Purple martin houses must be placed in an open area, in full sun most of the day, with a white exterior for coolness. A martin house can be any size from four to six compartments or more.
Housing should come with door plugs to close compartment holes during the off season, and in early spring. This is essential for keeping house sparrows and starlings from taking over martin housing.
A height of 12’ to 20’ for mounting a purple martin house is recommended; no higher unless necessary, due to nearby trees or other obstacles in the flyway. The higher housing is placed, the more susceptible it is to wind and storm damage. Most commercial pole systems are 12’ to 15’ high, after installation. Poles need to be set in concrete, so 18" - 24" of the pole will be underground. Martins require a wide open area around their housing, and martin housing should always be placed within 100’ of people (a house, or other active area), and at least 40’ from trees, farther if possible. In the southern half of their breeding range, martins will sometimes nest within 15’-25’ of trees.
Any house or gourd system should lower and raise vertically. This is necessary for two reasons: to allow for regular, sometimes daily, removal of house sparrow and European starling nests; and to allow for safe and easy monitoring of nesting martins. If they are allowed to nest in martin housing, martins will not stay. House sparrows and starlings will chase off and fight with martins, break their eggs, and even kill nesting and adult martins.

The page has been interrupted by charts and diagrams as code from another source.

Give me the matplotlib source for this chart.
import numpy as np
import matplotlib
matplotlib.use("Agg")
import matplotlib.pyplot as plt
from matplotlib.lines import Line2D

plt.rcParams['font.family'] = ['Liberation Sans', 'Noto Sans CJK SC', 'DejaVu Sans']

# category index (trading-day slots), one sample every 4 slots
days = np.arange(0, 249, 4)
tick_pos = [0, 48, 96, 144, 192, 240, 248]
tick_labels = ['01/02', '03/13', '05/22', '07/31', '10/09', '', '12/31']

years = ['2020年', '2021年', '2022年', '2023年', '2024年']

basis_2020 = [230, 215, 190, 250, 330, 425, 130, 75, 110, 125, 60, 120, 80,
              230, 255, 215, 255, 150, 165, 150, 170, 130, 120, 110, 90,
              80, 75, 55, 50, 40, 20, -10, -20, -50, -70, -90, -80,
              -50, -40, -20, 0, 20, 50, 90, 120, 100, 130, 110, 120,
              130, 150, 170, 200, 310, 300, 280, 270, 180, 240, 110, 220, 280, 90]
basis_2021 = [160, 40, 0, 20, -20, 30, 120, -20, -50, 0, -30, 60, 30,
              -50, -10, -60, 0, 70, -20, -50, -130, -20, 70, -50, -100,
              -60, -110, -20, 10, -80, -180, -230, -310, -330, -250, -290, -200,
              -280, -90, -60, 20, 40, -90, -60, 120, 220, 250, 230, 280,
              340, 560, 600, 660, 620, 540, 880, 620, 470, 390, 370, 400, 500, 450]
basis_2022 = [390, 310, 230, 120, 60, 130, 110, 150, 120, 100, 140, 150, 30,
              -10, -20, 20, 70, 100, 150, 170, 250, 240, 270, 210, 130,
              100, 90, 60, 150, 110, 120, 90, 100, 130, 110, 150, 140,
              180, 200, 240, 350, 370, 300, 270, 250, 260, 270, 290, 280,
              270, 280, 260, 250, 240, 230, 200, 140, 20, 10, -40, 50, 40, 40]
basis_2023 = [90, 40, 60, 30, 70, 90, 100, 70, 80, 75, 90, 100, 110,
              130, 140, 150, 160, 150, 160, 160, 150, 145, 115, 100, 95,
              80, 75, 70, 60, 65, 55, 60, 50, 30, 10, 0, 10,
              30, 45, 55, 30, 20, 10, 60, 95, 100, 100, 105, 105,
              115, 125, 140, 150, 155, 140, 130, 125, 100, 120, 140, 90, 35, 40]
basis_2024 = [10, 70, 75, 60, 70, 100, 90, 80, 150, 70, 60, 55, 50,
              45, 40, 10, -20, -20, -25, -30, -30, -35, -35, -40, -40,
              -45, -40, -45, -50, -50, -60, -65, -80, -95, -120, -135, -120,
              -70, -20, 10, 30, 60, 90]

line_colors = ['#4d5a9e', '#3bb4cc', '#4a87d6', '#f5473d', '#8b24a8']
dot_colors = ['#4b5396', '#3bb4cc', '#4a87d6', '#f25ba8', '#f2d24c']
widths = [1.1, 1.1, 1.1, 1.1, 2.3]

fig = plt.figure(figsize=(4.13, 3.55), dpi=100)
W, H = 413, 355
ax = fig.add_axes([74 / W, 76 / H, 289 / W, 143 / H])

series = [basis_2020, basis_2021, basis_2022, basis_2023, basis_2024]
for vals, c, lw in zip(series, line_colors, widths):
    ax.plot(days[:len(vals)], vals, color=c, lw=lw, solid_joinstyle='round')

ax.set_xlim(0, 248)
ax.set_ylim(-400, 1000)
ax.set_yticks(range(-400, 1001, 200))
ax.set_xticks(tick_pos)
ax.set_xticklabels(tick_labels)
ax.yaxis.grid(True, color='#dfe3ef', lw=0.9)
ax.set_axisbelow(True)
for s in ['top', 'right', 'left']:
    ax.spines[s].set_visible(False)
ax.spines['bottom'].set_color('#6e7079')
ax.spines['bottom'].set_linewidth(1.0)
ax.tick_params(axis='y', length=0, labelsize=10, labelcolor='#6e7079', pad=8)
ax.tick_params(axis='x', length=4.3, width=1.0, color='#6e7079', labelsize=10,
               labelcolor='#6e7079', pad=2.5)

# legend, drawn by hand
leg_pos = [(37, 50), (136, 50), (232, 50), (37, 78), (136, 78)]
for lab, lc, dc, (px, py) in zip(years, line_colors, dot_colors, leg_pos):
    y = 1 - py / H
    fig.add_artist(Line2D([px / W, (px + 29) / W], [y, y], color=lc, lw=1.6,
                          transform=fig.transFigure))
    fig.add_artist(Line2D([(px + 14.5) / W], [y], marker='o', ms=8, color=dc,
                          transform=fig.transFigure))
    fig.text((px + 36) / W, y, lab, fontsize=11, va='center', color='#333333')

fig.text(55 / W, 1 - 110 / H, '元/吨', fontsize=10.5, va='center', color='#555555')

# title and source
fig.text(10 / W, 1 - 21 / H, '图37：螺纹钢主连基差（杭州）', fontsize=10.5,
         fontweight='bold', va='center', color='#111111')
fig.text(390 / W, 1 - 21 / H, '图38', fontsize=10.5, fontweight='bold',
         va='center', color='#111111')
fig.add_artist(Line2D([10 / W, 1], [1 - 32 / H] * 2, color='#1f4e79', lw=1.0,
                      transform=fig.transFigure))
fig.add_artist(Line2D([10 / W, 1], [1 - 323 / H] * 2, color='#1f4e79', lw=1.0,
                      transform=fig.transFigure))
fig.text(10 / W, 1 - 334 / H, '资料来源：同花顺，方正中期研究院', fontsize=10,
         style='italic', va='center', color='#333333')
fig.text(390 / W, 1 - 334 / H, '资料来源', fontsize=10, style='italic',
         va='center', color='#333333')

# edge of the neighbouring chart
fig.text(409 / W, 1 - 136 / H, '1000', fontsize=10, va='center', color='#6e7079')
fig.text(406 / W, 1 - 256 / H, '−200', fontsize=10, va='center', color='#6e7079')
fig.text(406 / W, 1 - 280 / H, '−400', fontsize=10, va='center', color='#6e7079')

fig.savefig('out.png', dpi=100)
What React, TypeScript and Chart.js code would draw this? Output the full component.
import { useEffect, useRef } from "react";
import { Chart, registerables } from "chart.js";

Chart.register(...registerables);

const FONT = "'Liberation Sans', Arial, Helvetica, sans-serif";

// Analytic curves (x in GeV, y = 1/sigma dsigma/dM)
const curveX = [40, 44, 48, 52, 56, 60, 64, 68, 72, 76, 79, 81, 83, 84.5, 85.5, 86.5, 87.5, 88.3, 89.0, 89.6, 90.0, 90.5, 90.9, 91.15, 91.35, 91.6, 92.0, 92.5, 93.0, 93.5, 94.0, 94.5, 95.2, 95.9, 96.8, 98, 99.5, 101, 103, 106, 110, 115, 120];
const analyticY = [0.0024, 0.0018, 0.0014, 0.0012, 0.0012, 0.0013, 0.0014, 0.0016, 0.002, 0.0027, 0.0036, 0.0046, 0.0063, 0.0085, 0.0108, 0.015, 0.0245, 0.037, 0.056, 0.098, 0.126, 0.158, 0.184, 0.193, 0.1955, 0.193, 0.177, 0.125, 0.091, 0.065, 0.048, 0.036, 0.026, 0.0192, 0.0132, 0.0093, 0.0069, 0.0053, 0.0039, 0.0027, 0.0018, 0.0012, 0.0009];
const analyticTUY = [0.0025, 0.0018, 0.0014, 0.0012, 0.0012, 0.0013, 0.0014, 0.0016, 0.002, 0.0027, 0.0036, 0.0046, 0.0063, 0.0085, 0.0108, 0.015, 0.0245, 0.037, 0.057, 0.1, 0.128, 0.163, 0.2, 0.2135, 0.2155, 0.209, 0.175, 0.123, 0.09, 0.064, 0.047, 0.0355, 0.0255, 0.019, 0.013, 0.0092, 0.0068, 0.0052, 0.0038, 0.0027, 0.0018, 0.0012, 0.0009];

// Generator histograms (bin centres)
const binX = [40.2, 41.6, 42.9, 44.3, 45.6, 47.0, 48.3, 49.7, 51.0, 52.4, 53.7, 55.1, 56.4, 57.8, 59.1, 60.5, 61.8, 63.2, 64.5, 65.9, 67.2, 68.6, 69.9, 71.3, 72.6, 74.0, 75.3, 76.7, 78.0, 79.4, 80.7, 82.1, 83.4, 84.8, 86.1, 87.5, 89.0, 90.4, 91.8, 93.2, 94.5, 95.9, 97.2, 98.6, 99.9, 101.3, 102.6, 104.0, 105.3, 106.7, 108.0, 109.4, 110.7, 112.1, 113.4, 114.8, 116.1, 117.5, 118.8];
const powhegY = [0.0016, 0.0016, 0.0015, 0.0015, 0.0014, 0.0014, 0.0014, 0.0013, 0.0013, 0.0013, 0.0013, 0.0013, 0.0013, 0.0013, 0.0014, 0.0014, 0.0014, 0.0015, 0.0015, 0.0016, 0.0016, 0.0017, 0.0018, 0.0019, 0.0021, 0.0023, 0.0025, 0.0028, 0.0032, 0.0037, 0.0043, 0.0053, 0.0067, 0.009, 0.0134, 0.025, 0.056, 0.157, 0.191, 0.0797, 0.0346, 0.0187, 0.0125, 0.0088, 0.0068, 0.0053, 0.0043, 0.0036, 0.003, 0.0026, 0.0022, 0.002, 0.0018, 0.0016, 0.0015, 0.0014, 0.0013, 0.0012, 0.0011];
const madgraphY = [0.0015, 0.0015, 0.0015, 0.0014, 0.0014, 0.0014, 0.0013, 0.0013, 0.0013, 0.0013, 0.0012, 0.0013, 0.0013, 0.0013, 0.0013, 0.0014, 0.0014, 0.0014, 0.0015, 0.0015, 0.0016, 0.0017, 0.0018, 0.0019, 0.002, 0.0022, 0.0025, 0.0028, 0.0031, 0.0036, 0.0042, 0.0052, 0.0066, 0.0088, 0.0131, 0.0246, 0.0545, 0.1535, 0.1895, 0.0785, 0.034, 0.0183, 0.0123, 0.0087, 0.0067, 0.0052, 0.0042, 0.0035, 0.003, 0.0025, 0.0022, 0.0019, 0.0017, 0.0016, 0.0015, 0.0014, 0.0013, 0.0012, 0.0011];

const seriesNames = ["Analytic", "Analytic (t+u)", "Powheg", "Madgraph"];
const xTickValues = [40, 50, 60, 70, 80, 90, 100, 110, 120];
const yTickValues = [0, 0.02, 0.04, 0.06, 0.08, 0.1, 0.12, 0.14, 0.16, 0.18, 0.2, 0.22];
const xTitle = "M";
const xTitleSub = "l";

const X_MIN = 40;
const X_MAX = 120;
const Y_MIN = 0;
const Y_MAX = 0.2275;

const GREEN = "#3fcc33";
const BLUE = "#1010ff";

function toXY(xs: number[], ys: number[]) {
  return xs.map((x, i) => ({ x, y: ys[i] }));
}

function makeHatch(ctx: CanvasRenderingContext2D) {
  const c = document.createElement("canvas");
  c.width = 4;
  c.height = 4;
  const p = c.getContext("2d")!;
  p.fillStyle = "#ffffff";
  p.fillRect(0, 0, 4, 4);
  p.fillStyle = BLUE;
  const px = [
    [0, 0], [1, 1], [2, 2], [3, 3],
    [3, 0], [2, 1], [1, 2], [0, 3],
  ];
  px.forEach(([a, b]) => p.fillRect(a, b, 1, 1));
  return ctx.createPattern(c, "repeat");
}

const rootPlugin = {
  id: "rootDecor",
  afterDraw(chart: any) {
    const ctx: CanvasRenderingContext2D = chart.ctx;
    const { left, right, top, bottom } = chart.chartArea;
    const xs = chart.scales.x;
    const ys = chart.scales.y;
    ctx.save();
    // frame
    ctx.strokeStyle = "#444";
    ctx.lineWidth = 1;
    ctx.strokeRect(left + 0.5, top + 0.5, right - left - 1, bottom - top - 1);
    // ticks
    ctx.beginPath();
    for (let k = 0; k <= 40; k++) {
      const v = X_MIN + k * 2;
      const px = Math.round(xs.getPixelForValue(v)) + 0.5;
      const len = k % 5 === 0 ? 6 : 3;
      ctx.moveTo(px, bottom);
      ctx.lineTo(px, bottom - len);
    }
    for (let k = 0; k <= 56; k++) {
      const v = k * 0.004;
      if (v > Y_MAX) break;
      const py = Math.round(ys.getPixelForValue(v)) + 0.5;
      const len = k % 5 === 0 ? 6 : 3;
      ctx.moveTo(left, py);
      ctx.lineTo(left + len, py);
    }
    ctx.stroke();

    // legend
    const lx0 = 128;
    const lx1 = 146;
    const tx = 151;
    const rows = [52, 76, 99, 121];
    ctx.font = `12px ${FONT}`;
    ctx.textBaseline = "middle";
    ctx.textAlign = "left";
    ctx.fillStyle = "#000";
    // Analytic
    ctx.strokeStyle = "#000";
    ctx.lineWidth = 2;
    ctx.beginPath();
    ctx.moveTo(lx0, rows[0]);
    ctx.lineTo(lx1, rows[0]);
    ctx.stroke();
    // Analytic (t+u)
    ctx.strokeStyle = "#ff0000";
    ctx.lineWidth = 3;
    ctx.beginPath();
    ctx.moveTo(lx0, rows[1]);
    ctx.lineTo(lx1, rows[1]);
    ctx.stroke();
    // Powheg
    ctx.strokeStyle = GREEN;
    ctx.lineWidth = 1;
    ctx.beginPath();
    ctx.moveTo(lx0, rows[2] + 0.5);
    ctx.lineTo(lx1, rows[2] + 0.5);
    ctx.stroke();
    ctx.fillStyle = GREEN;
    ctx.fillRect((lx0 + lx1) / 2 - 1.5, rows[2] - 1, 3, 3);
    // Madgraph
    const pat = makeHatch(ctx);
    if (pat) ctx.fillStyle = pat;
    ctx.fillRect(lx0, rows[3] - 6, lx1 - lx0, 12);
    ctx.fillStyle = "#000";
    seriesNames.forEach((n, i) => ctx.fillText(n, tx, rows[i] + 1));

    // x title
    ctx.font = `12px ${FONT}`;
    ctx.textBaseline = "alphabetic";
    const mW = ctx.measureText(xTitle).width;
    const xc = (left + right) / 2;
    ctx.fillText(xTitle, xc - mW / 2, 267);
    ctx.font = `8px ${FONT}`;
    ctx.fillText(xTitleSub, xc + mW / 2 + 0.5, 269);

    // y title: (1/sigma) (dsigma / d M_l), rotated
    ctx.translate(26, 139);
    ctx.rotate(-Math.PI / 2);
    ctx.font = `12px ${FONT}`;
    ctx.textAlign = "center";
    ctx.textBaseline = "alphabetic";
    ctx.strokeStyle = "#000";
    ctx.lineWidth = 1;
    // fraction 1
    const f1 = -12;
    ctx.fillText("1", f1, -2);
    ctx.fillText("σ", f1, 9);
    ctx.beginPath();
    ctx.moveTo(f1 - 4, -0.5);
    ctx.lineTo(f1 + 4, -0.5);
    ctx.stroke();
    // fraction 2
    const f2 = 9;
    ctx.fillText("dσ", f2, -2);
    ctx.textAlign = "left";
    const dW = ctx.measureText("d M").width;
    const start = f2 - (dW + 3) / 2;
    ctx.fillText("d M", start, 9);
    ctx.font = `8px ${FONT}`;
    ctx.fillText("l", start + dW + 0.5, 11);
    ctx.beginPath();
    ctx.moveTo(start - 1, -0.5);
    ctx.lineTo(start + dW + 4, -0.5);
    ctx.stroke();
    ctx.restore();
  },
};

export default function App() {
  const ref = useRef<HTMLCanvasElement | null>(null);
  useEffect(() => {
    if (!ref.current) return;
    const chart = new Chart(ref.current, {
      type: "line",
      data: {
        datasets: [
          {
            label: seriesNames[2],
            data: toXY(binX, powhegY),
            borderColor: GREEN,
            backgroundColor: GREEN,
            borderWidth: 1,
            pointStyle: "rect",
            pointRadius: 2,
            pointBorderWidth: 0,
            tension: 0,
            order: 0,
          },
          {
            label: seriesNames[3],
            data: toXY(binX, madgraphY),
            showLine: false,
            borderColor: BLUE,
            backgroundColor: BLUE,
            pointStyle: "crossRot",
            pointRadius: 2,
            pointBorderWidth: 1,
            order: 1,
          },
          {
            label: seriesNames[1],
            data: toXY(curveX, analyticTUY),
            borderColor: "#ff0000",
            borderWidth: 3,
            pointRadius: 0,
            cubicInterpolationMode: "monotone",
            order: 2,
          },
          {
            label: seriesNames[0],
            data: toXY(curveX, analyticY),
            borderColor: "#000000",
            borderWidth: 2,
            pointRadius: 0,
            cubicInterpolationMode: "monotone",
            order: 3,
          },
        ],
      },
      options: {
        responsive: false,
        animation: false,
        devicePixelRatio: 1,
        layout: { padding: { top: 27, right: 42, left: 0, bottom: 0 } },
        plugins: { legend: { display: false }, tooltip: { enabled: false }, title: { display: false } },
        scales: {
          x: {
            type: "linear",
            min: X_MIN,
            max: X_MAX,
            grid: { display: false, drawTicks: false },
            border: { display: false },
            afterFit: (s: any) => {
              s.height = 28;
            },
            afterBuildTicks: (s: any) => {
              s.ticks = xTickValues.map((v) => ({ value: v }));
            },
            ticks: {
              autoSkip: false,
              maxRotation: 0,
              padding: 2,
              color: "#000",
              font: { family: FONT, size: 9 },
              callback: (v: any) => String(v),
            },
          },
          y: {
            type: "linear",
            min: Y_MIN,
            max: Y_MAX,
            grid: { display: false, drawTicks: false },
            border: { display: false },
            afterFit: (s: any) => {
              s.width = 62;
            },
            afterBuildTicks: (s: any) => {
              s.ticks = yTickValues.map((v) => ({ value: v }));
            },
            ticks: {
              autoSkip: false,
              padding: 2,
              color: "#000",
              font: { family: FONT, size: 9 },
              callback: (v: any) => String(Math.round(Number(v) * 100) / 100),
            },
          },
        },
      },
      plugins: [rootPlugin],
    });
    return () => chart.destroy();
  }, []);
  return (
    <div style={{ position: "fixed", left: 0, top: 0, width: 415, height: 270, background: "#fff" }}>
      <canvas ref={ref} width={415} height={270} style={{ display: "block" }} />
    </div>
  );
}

Landlords who do not monitor their site will not know if predators such as rat snakes, raccoons, or owls have raided the site at night. Such raids usually result in permanent abandonment of the colony site. A landlord, who is alerted to the situation through monitoring, will be able to take steps to protect the colony site, by adding a predator guard to the pole, and owl guards to the house. A tilt-down housing system, on a hinged pole, is not recommended, as it cannot be accessed once the martins begin nesting.
Perches at each entrance hole are not desirable, and will only encourage house sparrows and starlings.
Use of Sulfur and Sevin are NOT recommended for bird boxes for parasite control. If not used properly they can kill adult birds as well as nestling.